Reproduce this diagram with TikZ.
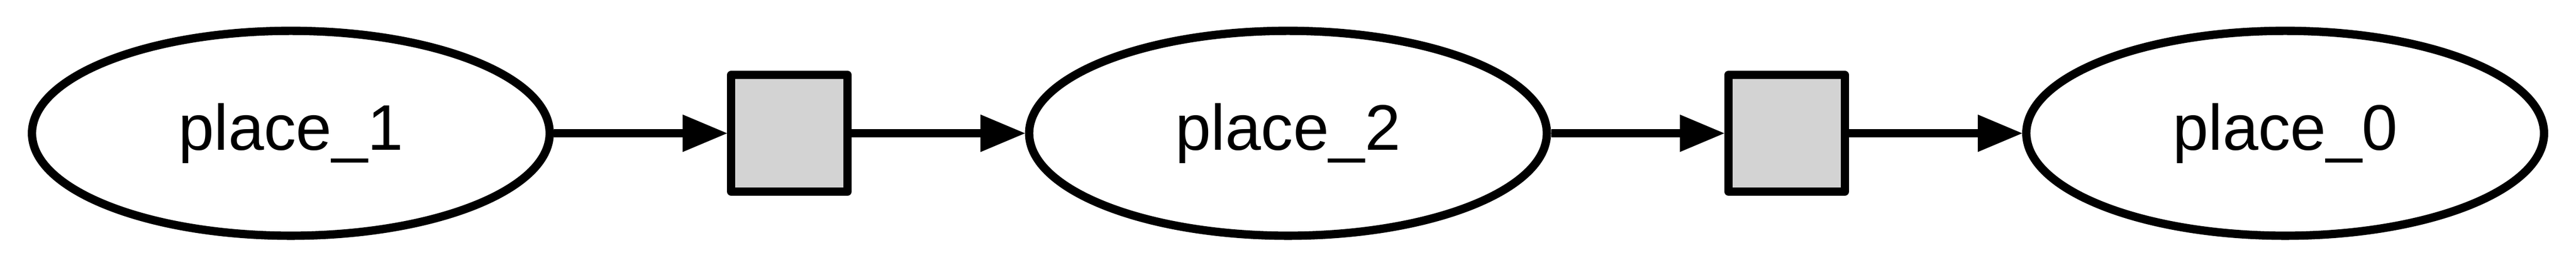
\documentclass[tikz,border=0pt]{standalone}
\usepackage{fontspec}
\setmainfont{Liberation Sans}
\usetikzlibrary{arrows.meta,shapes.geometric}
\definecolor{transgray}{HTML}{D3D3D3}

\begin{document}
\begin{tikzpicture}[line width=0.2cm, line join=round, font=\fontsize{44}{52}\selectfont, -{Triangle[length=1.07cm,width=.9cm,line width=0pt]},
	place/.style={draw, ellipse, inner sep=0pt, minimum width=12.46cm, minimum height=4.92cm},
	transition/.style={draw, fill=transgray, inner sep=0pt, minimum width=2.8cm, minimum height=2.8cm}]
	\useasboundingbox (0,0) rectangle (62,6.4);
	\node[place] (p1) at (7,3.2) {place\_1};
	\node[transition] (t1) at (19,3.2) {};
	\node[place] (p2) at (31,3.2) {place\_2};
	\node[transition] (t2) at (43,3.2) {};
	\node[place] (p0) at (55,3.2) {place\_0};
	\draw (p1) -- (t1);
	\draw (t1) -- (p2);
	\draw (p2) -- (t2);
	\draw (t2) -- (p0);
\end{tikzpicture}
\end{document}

### [Set task]
Write out the whole listing again, exactly, with no pictures.

### [Answer to the problem]
Reproduce this diagram with TikZ.
\documentclass[tikz,border=0pt]{standalone}
\usepackage{fontspec}
\setmainfont{Liberation Sans}
\usetikzlibrary{arrows.meta,shapes.geometric}
\definecolor{transgray}{HTML}{D3D3D3}

\begin{document}
\begin{tikzpicture}[line width=0.2cm, line join=round, font=\fontsize{44}{52}\selectfont, -{Triangle[length=1.07cm,width=.9cm,line width=0pt]},
	place/.style={draw, ellipse, inner sep=0pt, minimum width=12.46cm, minimum height=4.92cm},
	transition/.style={draw, fill=transgray, inner sep=0pt, minimum width=2.8cm, minimum height=2.8cm}]
	\useasboundingbox (0,0) rectangle (62,6.4);
	\node[place] (p1) at (7,3.2) {place\_1};
	\node[transition] (t1) at (19,3.2) {};
	\node[place] (p2) at (31,3.2) {place\_2};
	\node[transition] (t2) at (43,3.2) {};
	\node[place] (p0) at (55,3.2) {place\_0};
	\draw (p1) -- (t1);
	\draw (t1) -- (p2);
	\draw (p2) -- (t2);
	\draw (t2) -- (p0);
\end{tikzpicture}
\end{document}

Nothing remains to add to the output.